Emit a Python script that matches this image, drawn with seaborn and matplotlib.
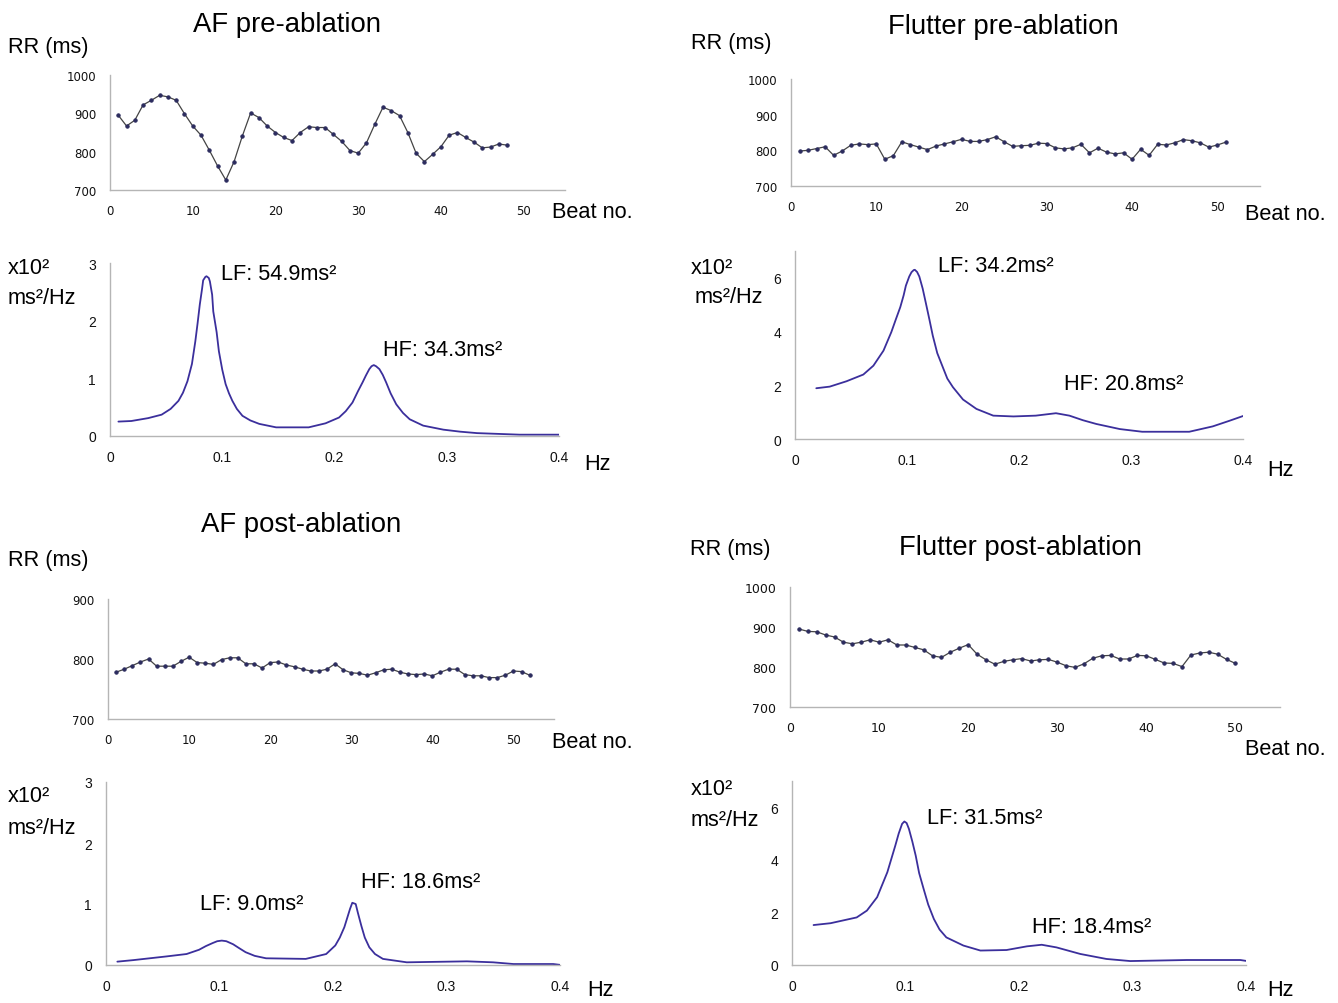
import numpy as np
import pandas as pd
import matplotlib
matplotlib.use("Agg")
import matplotlib.pyplot as plt
import seaborn as sns

# -- Дані: RR-інтервали (мс) по ударах

af_pre_rr = [895, 867, 882, 922, 934, 947, 943, 934, 899, 867, 843, 804, 763, 726, 774, 841,
             901, 889, 867, 850, 837, 829, 850, 865, 863, 863, 845, 827, 803, 796, 823, 871,
             916, 907, 894, 850, 796, 774, 793, 813, 843, 850, 837, 825, 810, 812, 820, 817]

fl_pre_rr = [798, 800, 805, 810, 786, 798, 814, 818, 816, 818, 775, 785, 824, 816, 809, 802,
             812, 818, 824, 831, 825, 825, 830, 838, 824, 811, 813, 814, 820, 819, 807, 804,
             807, 817, 793, 806, 795, 790, 793, 775, 803, 786, 817, 815, 821, 830, 827, 821,
             809, 815, 823]

af_post_rr = [778, 783, 789, 795, 800, 788, 788, 788, 796, 803, 794, 793, 791, 799, 802, 802,
              792, 792, 785, 794, 795, 790, 787, 783, 780, 780, 783, 792, 782, 777, 776, 773,
              777, 782, 783, 778, 775, 774, 775, 772, 778, 783, 783, 774, 772, 772, 769, 769,
              773, 780, 779, 773]

fl_post_rr = [895, 889, 888, 880, 875, 862, 858, 862, 868, 862, 868, 855, 855, 849, 843, 828,
              824, 837, 847, 856, 832, 818, 807, 814, 818, 821, 815, 818, 819, 812, 803, 799,
              808, 822, 828, 829, 820, 820, 829, 828, 819, 810, 809, 801, 830, 835, 837, 832,
              819, 809]

# -- Дані: спектри (Гц, x10^2 мс^2/Гц)

af_pre_f = [0.0075, 0.019, 0.034, 0.046, 0.054, 0.061, 0.065, 0.069, 0.073, 0.076, 0.078,
            0.080, 0.082, 0.083, 0.085, 0.086, 0.088, 0.089, 0.091, 0.092, 0.095, 0.097,
            0.100, 0.103, 0.106, 0.109, 0.113, 0.118, 0.125, 0.133, 0.148, 0.177, 0.192,
            0.204, 0.210, 0.216, 0.221, 0.225, 0.228, 0.231, 0.233, 0.235, 0.237, 0.240,
            0.243, 0.246, 0.250, 0.255, 0.261, 0.267, 0.279, 0.297, 0.312, 0.327, 0.365,
            0.401]
af_pre_p = [0.25, 0.26, 0.31, 0.37, 0.47, 0.61, 0.75, 0.95, 1.25, 1.64, 1.95,
            2.28, 2.55, 2.70, 2.76, 2.77, 2.74, 2.68, 2.45, 2.16, 1.80, 1.47,
            1.15, 0.90, 0.74, 0.61, 0.47, 0.35, 0.27, 0.21, 0.15, 0.15, 0.22,
            0.32, 0.43, 0.58, 0.78, 0.93, 1.05, 1.16, 1.21, 1.23, 1.21, 1.16,
            1.06, 0.93, 0.74, 0.55, 0.40, 0.29, 0.18, 0.11, 0.075, 0.05, 0.023,
            0.023]

fl_pre_f = [0.019, 0.031, 0.046, 0.061, 0.070, 0.079, 0.086, 0.090, 0.094, 0.097, 0.099,
            0.102, 0.104, 0.106, 0.107, 0.109, 0.111, 0.114, 0.117, 0.120, 0.123, 0.127,
            0.132, 0.136, 0.141, 0.150, 0.162, 0.177, 0.195, 0.215, 0.233, 0.245, 0.257,
            0.269, 0.290, 0.310, 0.352, 0.373, 0.388, 0.401]
fl_pre_p = [1.89, 1.95, 2.15, 2.40, 2.73, 3.29, 3.98, 4.45, 4.91, 5.35, 5.71,
            6.05, 6.21, 6.29, 6.30, 6.22, 6.05, 5.60, 5.03, 4.45, 3.85, 3.20,
            2.67, 2.25, 1.93, 1.47, 1.12, 0.87, 0.84, 0.87, 0.96, 0.87, 0.70,
            0.56, 0.37, 0.27, 0.27, 0.47, 0.68, 0.87]

af_post_f = [0.010, 0.024, 0.053, 0.071, 0.082, 0.088, 0.094, 0.098, 0.102, 0.106, 0.112,
             0.117, 0.123, 0.131, 0.141, 0.176, 0.194, 0.202, 0.206, 0.210, 0.213, 0.215,
             0.217, 0.220, 0.222, 0.225, 0.228, 0.232, 0.237, 0.244, 0.265, 0.318, 0.341,
             0.359, 0.394, 0.401]
af_post_p = [0.055, 0.08, 0.14, 0.18, 0.25, 0.31, 0.36, 0.39, 0.40, 0.39, 0.34,
             0.28, 0.21, 0.15, 0.11, 0.10, 0.18, 0.32, 0.45, 0.62, 0.80, 0.92,
             1.02, 1.00, 0.85, 0.64, 0.45, 0.29, 0.18, 0.10, 0.044, 0.06, 0.044,
             0.016, 0.016, 0.0]

fl_post_f = [0.019, 0.034, 0.057, 0.066, 0.075, 0.084, 0.091, 0.094, 0.097, 0.099, 0.101,
             0.103, 0.106, 0.109, 0.112, 0.116, 0.120, 0.125, 0.130, 0.136, 0.151, 0.166,
             0.189, 0.207, 0.220, 0.233, 0.254, 0.277, 0.298, 0.348, 0.395, 0.404]
fl_post_p = [1.52, 1.59, 1.81, 2.07, 2.58, 3.53, 4.54, 5.00, 5.37, 5.46, 5.40,
             5.18, 4.70, 4.16, 3.50, 2.89, 2.30, 1.75, 1.35, 1.05, 0.74, 0.55,
             0.57, 0.71, 0.77, 0.67, 0.42, 0.23, 0.15, 0.19, 0.19, 0.13]

titles = ["AF pre-ablation", "Flutter pre-ablation", "AF post-ablation", "Flutter post-ablation"]
lf_labels = ["LF: 54.9ms²", "LF: 34.2ms²", "LF: 9.0ms²", "LF: 31.5ms²"]
hf_labels = ["HF: 34.3ms²", "HF: 20.8ms²", "HF: 18.6ms²", "HF: 18.4ms²"]

# -- Оформлення

sns.set_style("white")
NARROW = ['Liberation Sans Narrow', 'Liberation Sans', 'DejaVu Sans']
plt.rcParams['font.family'] = NARROW
plt.rcParams['text.color'] = 'black'

W, H = 1338, 1004
RR_LINE = "#444444"
RR_DOT = "#2c2c5e"
SPEC = "#3b2f9c"
AX_GREY = "#b5b5b5"

fig = plt.figure(figsize=(W / 100, H / 100), dpi=100)


def add_ax(l, r, t, b):
    return fig.add_axes([l / W, 1 - b / H, (r - l) / W, (b - t) / H])


def ftext(x, y, s, size=15.7, ha="left"):
    fig.text(x / W, 1 - y / H, s, fontsize=size, ha=ha, va="center", family=NARROW,
             color="black")


def style_ax(ax, tick_font, tick_size):
    for side in ["top", "right"]:
        ax.spines[side].set_visible(False)
    for side in ["left", "bottom"]:
        ax.spines[side].set_color(AX_GREY)
        ax.spines[side].set_linewidth(1)
    ax.tick_params(axis="both", direction="out", length=4, width=1, color=AX_GREY,
                   labelsize=tick_size, labelcolor="#111111", pad=6)
    for lab in ax.get_xticklabels() + ax.get_yticklabels():
        lab.set_family(tick_font)
    ax.set_xlabel("")
    ax.set_ylabel("")


def rr_panel(box, rr):
    ax = add_ax(*box)
    beats = np.arange(1, len(rr) + 1)
    sns.lineplot(x=beats, y=rr, ax=ax, color=RR_LINE, linewidth=0.9,
                 marker="o", markersize=2.4, markerfacecolor=RR_DOT, markeredgecolor=RR_DOT)
    ax.set_xlim(0, 55)
    ax.set_xticks([0, 10, 20, 30, 40, 50])
    return ax


def spec_panel(box, f, p, ymax, yticks):
    ax = add_ax(*box)
    sns.lineplot(x=f, y=p, ax=ax, color=SPEC, linewidth=1.3)
    ax.set_xlim(0, 0.4)
    ax.set_xticks([0, 0.1, 0.2, 0.3, 0.4])
    ax.set_xticklabels(["0", "0.1", "0.2", "0.3", "0.4"])
    ax.set_ylim(0, ymax)
    ax.set_yticks(yticks)
    style_ax(ax, NARROW, 10)
    return ax


# -- RR тахограми
ax1 = rr_panel((110, 565, 76, 191), af_pre_rr)
ax1.set_ylim(700, 1000)
ax1.set_yticks([700, 800, 900, 1000])
style_ax(ax1, "DejaVu Sans", 8.5)

ax2 = rr_panel((791, 1260, 80, 187), fl_pre_rr)
ax2.set_ylim(700, 1000)
ax2.set_yticks([700, 800, 900, 1000])
style_ax(ax2, "DejaVu Sans", 8.5)

ax3 = rr_panel((108, 554, 600, 720), af_post_rr)
ax3.set_ylim(700, 900)
ax3.set_yticks([700, 800, 900])
style_ax(ax3, "DejaVu Sans", 8.5)

ax4 = rr_panel((790, 1280, 588, 708), fl_post_rr)
ax4.set_ylim(700, 1000)
ax4.set_yticks([700, 800, 900, 1000])
style_ax(ax4, "DejaVu Sans", 9)

# -- Спектри
spec_panel((110, 559, 264, 437), af_pre_f, af_pre_p, 3, [0, 1, 2, 3])
spec_panel((795, 1243, 252, 440), fl_pre_f, fl_pre_p, 7, [0, 2, 4, 6])
spec_panel((106, 560, 783, 966), af_post_f, af_post_p, 3, [0, 1, 2, 3])
spec_panel((792, 1246, 782, 966), fl_post_f, fl_post_p, 7, [0, 2, 4, 6])

# -- Підписи
ftext(287, 25, titles[0], size=19.8, ha="center")
ftext(1003, 27, titles[1], size=19.8, ha="center")
ftext(301, 525, titles[2], size=19.8, ha="center")
ftext(1020, 548, titles[3], size=19.8, ha="center")

for x, y in [(8, 48), (691, 43), (8, 561), (690, 550)]:
    ftext(x, y, "RR (ms)")
for x, y in [(552, 212), (1245, 214), (552, 743), (1245, 750)]:
    ftext(x, y, "Beat no.")
for x, y in [(584, 465), (1267, 470), (587, 991), (1267, 991)]:
    ftext(x, y, "Hz")
for x, y in [(8, 268), (691, 268), (8, 797), (691, 790)]:
    ftext(x, y, "x10²")
for x, y in [(8, 299), (695, 298), (8, 828), (691, 821)]:
    ftext(x, y, "ms²/Hz")

for (x, y), s in zip([(221, 275), (938, 267), (200, 905), (927, 818)], lf_labels):
    ftext(x, y, s)
for (x, y), s in zip([(383, 350), (1064, 384), (361, 883), (1032, 928)], hf_labels):
    ftext(x, y, s)

plt.savefig("out.png", dpi=100)
plt.close()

_ _ _

# Stated exercise:
Restate each line from the start of the listing through the line bearing "812, 820, 817]" word for word. Drop the pictures.

# The reply:
Emit a Python script that matches this image, drawn with seaborn and matplotlib.
import numpy as np
import pandas as pd
import matplotlib
matplotlib.use("Agg")
import matplotlib.pyplot as plt
import seaborn as sns

# -- Дані: RR-інтервали (мс) по ударах

af_pre_rr = [895, 867, 882, 922, 934, 947, 943, 934, 899, 867, 843, 804, 763, 726, 774, 841,
             901, 889, 867, 850, 837, 829, 850, 865, 863, 863, 845, 827, 803, 796, 823, 871,
             916, 907, 894, 850, 796, 774, 793, 813, 843, 850, 837, 825, 810, 812, 820, 817]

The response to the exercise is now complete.